Improvisation weaves itself through all of Demotic. Having said this, we are left to meditate on what is meant by improvisation. Like free speech, improvisation initially seems to imply the license to do whatever we want with little responsibility to anyone else--in other words, pure chaos and abuse. But there is good improvisation and bad. The good variety has rules and agreements that take the participants out of themselves and direct everyone's efforts toward a common good, while still requiring the creative contributions of the individual. Good improvisation is anything but permission to do your own thing. In sharp contrast, it is a charge to promote the health of the community. Good improvisation requires listening and choices that are made in relationship to the contributions of others; it is a model for the great society. Herbert Marcuse defined revolutionary art as the representation of a perfect world because it would lead the public to see how their world was flawed; and this perception would feed a growing dissatisfaction and eventually turn into political action aimed at making things better. On July 1st, 2004, we entered the Beall with some ideas, a collection of electronic devices, and ourselves, and we improvised. Rehearsals took place in the evening after a full day of work, and the artists often had to spend more than two hours in traffic just to get to the Beall. Still, for artists, it doesn't get any better than this--a perfect world where we get to work together in a creative environment for the common good--and as such, it forms an integral part of what we have to show you.

Theater tells a story about its own beginnings that foregrounds something else we want to show. We are told that the first person to impersonate another person in a performance context was the semi-mythical Thespis, whose name gives us the word thespian. It must have been a powerful and disturbing event when Thespis, recounting the sacrifice of Iphigenia by the Greek army, stood in front of his audience and spoke the words of Agamemnon that sanctioned the killing of his own daughter for the sake of the war, as if he were Agamemnon himself. Of course, we don't know if this actually happened, but the rumor of it is so powerful that it haunts the entire history of performance to the present day. One can only imagine that the second most powerful event in theater was the second time he performed this little trick. The third most powerful event being his third iteration, and so forth. And this is a problem because we now take this act totally for granted, oblivious to the magical and psychologically disturbing power it once had. Naturalism, a relatively recent style of acting, even goes so far as to criticize any awareness of the 'heroic actor' as bad technique. The image of Thespis slumbers uneasily, and so do audiences. One way to understand all performance is to break it down into 'what is presented' and 'how it is presented'. For us the 'how' is very important as we seek to wake up the image of the actor, and in doing so wake up the audience. The actor is the one who acts, giving voice to the dead, to those who do not have voices of their own, and to those who have no actual voice, but only words on a page or in the scrolling window of a chat room.

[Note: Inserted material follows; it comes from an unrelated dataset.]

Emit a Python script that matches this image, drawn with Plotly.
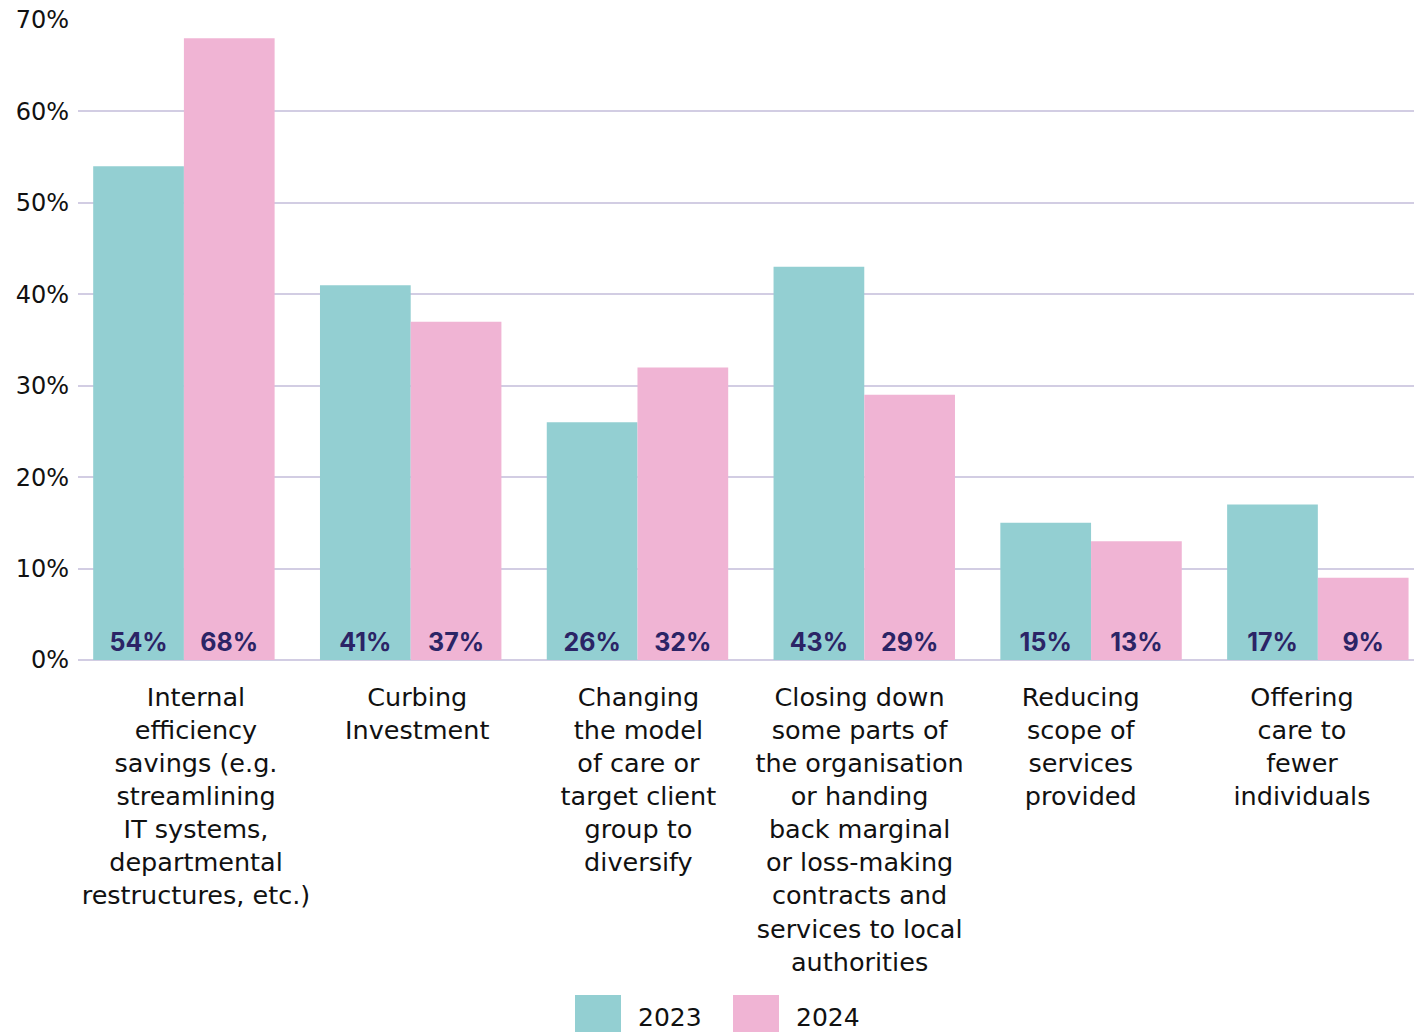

The online players in Demotic are working with text in a virtual world. The reality is that they are spread across many different time zones, and some of them have never met in the flesh. However, their fantasy is that they are together somewhere. They can interact; they can see each other; and most importantly, they can speak to one another. They are improvising a conversation with roots in the same distant source as theater: storytelling and ritual. They come together and repeatedly act out the same storylines; yet it is an improvisation, so it is different every time. One of the constants is the characters: their names, their histories, their idiosyncrasies: immy the immigrant; pap the shiftless patriarch; the loyal but melancholy hound; the unspeakable landlord; meme the old crone; the mischievous kid. American memory, the theme of this project, is reflected in the very American archetypes that surfaced in our characters. But the fantasy has been extended. We've set things up so that immy and pap and the others can listen in on what the actor and musicians are doing with their words. We've given them the benefits of a physical body with an actual voice. The online characters now participate in the reality of the actor, while the actor has been drawn into virtuality. The overlap between these different realms creates imaginal space.